# Looking for advice/thoughts



## susanc (Mar 16, 2013)

Hello Everyone,
I'm new to these boards, and I was hoping you might be able to help me. I have a 3.8 cm nodule on my thyroid, and a couple of smaller ones. The nodule was found about 20 years ago. Originally, I was getting it biopsied every couple of years, and the biopsies seemed fine. In 2006, I did a RAI scan and found that it was a hot nodule. After that, my endocrinologist no longer did biopsies or sonograms. Recently, my TSH has really dipped to .005, so my endo decided to do a sonogram. On the sonogram, there are punctate calicfications. My endocrinologist did not seem to think much of them, but the nuclear medicine doctor did. I am planning to just remove my thyroid since biopsies are not 100%. Am I crazy? Has anyone else out there had a hot nodule that turned out to be cancerous (or not)? Thanks so much for your help!


----------



## Octavia (Aug 1, 2011)

Hello, and welcome.

My nodule was never classified as hot or cold. My FNA was inconclusive, so I had a partial thyroidectomy. It did turn out to be cancerous (3.2 cm).

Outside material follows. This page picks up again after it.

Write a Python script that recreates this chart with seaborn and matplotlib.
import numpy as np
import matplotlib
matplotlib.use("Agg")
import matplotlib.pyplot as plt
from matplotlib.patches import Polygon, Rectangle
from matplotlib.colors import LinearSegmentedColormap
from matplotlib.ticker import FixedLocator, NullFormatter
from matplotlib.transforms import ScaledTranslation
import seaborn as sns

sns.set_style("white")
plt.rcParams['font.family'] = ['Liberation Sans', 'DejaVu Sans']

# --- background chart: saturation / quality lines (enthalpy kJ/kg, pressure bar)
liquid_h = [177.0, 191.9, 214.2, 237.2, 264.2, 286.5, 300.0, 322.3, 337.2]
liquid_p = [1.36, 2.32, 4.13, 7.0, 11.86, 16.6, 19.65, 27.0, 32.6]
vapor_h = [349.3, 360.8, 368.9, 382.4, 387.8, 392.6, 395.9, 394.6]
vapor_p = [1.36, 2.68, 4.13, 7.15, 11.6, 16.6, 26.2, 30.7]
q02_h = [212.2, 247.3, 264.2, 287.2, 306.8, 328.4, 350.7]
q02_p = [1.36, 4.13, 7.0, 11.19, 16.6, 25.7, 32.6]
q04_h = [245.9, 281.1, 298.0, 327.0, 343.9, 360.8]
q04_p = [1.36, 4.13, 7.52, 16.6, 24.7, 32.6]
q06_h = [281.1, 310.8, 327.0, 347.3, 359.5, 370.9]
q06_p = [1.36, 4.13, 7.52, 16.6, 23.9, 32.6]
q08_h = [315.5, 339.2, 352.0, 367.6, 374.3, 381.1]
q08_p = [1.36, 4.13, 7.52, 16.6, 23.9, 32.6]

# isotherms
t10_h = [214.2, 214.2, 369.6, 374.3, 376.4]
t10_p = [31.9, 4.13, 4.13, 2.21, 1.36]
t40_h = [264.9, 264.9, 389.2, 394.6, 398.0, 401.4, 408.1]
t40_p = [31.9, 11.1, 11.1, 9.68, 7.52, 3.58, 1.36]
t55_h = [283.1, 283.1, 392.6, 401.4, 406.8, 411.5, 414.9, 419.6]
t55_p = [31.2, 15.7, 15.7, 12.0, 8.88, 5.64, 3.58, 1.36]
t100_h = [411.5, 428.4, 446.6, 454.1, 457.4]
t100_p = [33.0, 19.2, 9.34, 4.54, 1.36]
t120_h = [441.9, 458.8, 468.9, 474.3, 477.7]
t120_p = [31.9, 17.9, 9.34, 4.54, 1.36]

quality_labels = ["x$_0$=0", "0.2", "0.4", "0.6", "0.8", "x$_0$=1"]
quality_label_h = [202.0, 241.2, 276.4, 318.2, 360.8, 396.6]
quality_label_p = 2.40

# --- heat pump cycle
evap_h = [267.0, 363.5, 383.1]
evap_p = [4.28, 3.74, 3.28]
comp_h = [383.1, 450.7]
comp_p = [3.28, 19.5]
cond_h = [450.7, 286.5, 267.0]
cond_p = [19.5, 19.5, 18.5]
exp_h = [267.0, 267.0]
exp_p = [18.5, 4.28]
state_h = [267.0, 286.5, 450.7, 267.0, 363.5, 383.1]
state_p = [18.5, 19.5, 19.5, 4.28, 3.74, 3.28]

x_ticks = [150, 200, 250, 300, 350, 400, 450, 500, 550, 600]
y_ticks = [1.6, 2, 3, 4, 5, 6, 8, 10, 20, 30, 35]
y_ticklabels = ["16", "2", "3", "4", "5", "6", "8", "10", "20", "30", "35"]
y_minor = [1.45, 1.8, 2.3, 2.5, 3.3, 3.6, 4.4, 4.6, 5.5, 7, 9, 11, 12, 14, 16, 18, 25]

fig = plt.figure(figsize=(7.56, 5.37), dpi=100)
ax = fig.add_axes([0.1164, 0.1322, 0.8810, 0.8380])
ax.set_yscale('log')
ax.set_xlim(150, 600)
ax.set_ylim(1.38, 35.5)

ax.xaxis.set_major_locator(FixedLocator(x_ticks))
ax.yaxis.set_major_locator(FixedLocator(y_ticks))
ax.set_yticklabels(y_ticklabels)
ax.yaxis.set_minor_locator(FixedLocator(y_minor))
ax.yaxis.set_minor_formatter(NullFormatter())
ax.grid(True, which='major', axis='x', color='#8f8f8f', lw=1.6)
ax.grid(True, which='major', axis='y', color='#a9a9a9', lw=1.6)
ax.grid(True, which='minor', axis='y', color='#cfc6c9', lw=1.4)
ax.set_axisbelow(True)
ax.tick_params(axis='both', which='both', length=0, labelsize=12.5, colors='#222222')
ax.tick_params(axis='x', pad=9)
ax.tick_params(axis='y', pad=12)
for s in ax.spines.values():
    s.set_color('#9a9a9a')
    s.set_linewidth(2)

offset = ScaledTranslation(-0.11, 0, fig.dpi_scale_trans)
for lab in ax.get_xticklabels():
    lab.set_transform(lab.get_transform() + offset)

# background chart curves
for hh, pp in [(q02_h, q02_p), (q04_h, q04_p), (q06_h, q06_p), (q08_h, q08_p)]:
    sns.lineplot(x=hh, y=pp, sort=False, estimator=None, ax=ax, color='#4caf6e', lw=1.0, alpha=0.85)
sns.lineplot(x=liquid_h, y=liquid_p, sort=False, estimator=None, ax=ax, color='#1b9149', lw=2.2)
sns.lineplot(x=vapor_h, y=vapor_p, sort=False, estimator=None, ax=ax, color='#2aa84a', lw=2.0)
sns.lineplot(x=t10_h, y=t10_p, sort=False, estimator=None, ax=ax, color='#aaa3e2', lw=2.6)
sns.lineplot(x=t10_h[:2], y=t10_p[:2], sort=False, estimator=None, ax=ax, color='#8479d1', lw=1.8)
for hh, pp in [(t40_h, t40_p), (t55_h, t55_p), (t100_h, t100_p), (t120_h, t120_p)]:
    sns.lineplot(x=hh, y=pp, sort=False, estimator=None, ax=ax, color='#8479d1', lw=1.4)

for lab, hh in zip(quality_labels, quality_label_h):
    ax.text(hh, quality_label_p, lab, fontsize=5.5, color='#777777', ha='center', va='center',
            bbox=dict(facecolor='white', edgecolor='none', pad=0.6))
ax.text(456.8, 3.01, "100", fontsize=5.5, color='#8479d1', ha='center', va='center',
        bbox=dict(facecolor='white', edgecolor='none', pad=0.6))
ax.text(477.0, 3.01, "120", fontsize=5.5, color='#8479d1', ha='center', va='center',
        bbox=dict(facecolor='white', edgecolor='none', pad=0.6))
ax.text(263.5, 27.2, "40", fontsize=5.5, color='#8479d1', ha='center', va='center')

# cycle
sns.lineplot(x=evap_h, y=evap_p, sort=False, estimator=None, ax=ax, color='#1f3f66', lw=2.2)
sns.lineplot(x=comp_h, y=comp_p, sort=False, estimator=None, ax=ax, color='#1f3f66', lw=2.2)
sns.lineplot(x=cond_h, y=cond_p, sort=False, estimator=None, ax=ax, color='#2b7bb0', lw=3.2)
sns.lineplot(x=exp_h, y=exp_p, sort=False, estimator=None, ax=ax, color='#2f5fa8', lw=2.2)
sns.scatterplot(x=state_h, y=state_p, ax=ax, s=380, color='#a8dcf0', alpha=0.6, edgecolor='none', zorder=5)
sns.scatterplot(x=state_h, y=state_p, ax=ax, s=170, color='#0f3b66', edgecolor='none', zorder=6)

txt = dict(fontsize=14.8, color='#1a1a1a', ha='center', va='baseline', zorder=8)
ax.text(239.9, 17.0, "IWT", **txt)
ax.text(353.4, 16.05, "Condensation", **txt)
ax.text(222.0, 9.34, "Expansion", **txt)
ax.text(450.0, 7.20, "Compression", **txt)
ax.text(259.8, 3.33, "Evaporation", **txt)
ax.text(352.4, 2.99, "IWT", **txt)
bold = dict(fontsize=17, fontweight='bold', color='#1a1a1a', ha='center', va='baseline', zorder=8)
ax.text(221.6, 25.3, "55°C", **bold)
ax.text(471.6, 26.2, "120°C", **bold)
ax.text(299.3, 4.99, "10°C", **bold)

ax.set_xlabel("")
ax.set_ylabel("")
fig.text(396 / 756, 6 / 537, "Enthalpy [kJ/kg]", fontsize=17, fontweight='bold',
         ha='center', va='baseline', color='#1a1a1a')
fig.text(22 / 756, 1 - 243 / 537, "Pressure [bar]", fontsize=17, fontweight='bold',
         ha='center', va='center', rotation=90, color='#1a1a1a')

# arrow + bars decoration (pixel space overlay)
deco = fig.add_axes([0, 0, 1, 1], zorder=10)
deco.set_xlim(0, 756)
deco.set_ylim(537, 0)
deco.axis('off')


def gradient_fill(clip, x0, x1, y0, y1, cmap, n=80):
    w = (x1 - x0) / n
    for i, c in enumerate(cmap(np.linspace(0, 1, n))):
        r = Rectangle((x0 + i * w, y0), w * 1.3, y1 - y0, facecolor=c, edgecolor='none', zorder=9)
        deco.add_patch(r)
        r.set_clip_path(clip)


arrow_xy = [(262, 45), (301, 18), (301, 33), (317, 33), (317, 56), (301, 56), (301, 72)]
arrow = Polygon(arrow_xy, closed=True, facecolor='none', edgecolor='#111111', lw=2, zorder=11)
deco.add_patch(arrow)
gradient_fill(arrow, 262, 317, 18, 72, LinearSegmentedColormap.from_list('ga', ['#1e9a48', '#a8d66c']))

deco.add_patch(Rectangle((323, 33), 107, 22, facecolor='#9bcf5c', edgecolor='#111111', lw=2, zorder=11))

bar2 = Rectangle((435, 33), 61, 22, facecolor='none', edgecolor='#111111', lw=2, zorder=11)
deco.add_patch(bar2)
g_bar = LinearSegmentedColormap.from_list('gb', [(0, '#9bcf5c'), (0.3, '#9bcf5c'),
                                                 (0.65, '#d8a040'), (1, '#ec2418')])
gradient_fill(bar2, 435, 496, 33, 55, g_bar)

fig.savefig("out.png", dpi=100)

Could they do a scan to see if you have thyroid tissue in any lymph nodes? I believe that would indicate likely thyroid cancer with some spread...might help you decide what to do.


----------



## Andros (Aug 26, 2009)

susanc said:


> Hello Everyone,
> I'm new to these boards, and I was hoping you might be able to help me. I have a 3.8 cm nodule on my thyroid, and a couple of smaller ones. The nodule was found about 20 years ago. Originally, I was getting it biopsied every couple of years, and the biopsies seemed fine. In 2006, I did a RAI scan and found that it was a hot nodule. After that, my endocrinologist no longer did biopsies or sonograms. Recently, my TSH has really dipped to .005, so my endo decided to do a sonogram. On the sonogram, there are punctate calicfications. My endocrinologist did not seem to think much of them, but the nuclear medicine doctor did. I am planning to just remove my thyroid since biopsies are not 100%. Am I crazy? Has anyone else out there had a hot nodule that turned out to be cancerous (or not)? Thanks so much for your help!

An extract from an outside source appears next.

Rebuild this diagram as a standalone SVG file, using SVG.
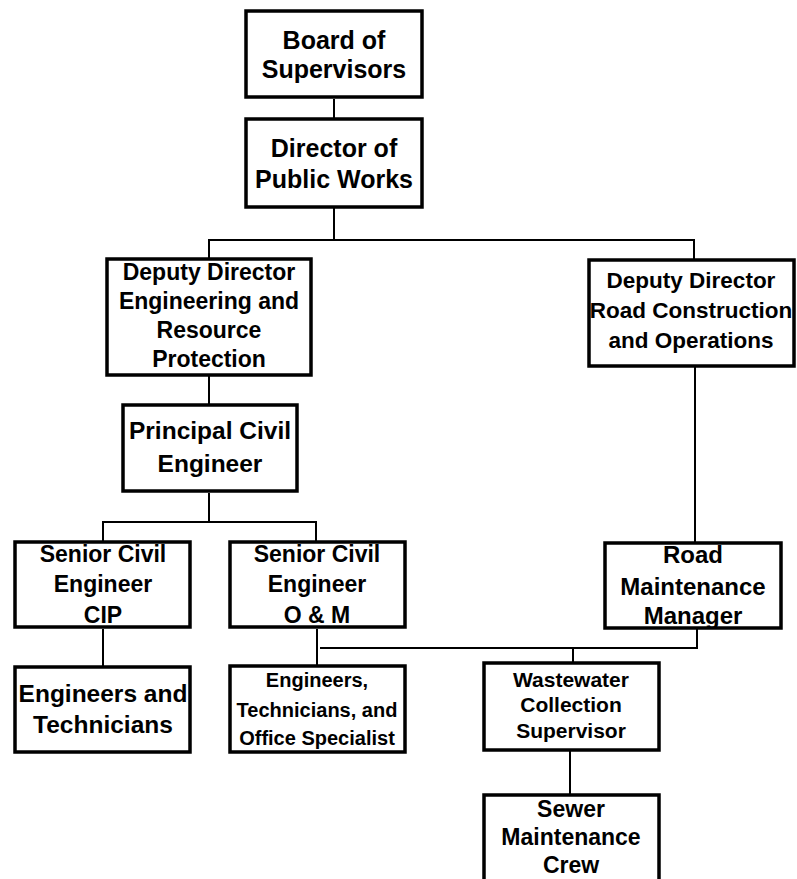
<svg xmlns="http://www.w3.org/2000/svg" width="797" height="879" viewBox="0 0 797 879">
<style>
.box{fill:#fff;stroke:#000;stroke-width:3.5}
.t{font-family:"Liberation Sans",Arial,sans-serif;font-weight:bold;fill:#000;text-anchor:middle}
.c{fill:none;stroke:#000;stroke-width:2}
</style>
<rect width="797" height="879" fill="#fff"/>
<g id="connectors">
<path class="c" d="M334,99V118"/>
<path class="c" d="M334,208V240M209,258V240H694V259"/>
<path class="c" d="M209,376V404"/>
<path class="c" d="M209,493V522M103,541V522H316V541"/>
<path class="c" d="M103,629V666"/>
<path class="c" d="M317,629V665"/>
<path class="c" d="M320,648H697V629"/>
<path class="c" d="M573,648V662"/>
<path class="c" d="M695,367V542"/>
<path class="c" d="M570,751V794"/>
</g>
<g id="board">
<rect class="box" x="246" y="11" width="176" height="86"/>
<text class="t" font-size="25" x="334" y="49">Board of</text>
<text class="t" font-size="25" x="334" y="78">Supervisors</text>
</g>
<g id="director">
<rect class="box" x="246" y="119" width="176" height="88"/>
<text class="t" font-size="25" x="334" y="157">Director of</text>
<text class="t" font-size="25" x="334" y="188">Public Works</text>
</g>
<g id="deputy-eng">
<rect class="box" x="107" y="259" width="204" height="116"/>
<text class="t" font-size="23" x="209" y="280">Deputy Director</text>
<text class="t" font-size="23" x="209" y="309">Engineering and</text>
<text class="t" font-size="23" x="209" y="338">Resource</text>
<text class="t" font-size="23" x="209" y="367">Protection</text>
</g>
<g id="deputy-road">
<rect class="box" x="589" y="260" width="205" height="106"/>
<text class="t" font-size="22.5" x="691" y="288">Deputy Director</text>
<text class="t" font-size="22.5" x="691" y="318">Road Construction</text>
<text class="t" font-size="22.5" x="691" y="348">and Operations</text>
</g>
<g id="principal">
<rect class="box" x="123" y="405" width="174" height="86"/>
<text class="t" font-size="24.5" x="210" y="439">Principal Civil</text>
<text class="t" font-size="24.5" x="210" y="472">Engineer</text>
</g>
<g id="senior-cip">
<rect class="box" x="15" y="542" width="175" height="85"/>
<text class="t" font-size="23" x="103" y="562">Senior Civil</text>
<text class="t" font-size="23" x="103" y="592">Engineer</text>
<text class="t" font-size="23" x="103" y="623">CIP</text>
</g>
<g id="senior-om">
<rect class="box" x="230" y="542" width="175" height="85"/>
<text class="t" font-size="23" x="317" y="562">Senior Civil</text>
<text class="t" font-size="23" x="317" y="592">Engineer</text>
<text class="t" font-size="23" x="317" y="623">O &amp; M</text>
</g>
<g id="road-maint">
<rect class="box" x="605" y="543" width="176" height="85"/>
<text class="t" font-size="24" x="693" y="563">Road</text>
<text class="t" font-size="24" x="693" y="595">Maintenance</text>
<text class="t" font-size="24" x="693" y="624">Manager</text>
</g>
<g id="eng-tech">
<rect class="box" x="15" y="667" width="175" height="85"/>
<text class="t" font-size="24.5" x="103" y="702">Engineers and</text>
<text class="t" font-size="24.5" x="103" y="733">Technicians</text>
</g>
<g id="eng-tech-office">
<rect class="box" x="230" y="666" width="175" height="86"/>
<text class="t" font-size="20" x="317" y="687">Engineers,</text>
<text class="t" font-size="20" x="317" y="717">Technicians, and</text>
<text class="t" font-size="20" x="317" y="745">Office Specialist</text>
</g>
<g id="wastewater">
<rect class="box" x="484" y="663" width="175" height="87"/>
<text class="t" font-size="21" x="571" y="687">Wastewater</text>
<text class="t" font-size="21" x="571" y="712">Collection</text>
<text class="t" font-size="21" x="571" y="738">Supervisor</text>
</g>
<g id="sewer">
<rect class="box" x="484" y="795" width="175" height="100"/>
<text class="t" font-size="23" x="571" y="817">Sewer</text>
<text class="t" font-size="23" x="571" y="845">Maintenance</text>
<text class="t" font-size="23" x="571" y="873">Crew</text>
</g>
</svg>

Oh, you are making the smart decision. Calcified is a word we don't like to hear around here. Go for it. You will be glad and then you will get your life back on track w/ the proper thyroxine replacement.

We will help you and support you all we can. The nuclear medicine person has seen it all so I personally would opt for that!


----------



## joplin1975 (Jul 21, 2011)

I, too, think you are making a smart decision. Best of luck!


----------



## susanc (Mar 16, 2013)

Thank you guys so much for the help. I'm meeting with the surgeon next week. He's "the guy" around here who does thyroid surgeries. I'm hoping that he will also help me feel better about this whole thing. I understand he does sonograms at this meeting, so I guess I'll find out about the lymph nodes then.

Thanks again!
Susan


----------



## webster2 (May 19, 2011)

My first experience was a hot nodule. The second time around cold nodules. From the size of yours, it must be uncomfortable. I am glad you are seeing "the guy", good to have someone with lots of experience.


----------



## kidsabc (Feb 20, 2013)

Hi and welcome! I had my ultrasound at the Mayo Clinic, Florida. They found micro calcifications and told me that this finding was consistent with Papillary Carcinoma with 95% accuracy. I was very upset. After the FNA and my partial thyroidectomy, the final diagnosis was indeed Conventional type of Papillary Carcinoma. However, now I know that this cancer is 99.8% curable and while still upset by the "C" word, I now have a much better understanding... and know it'll be okay. So my advice would be to get it checked out... and know that we are here to support you, should you need us


----------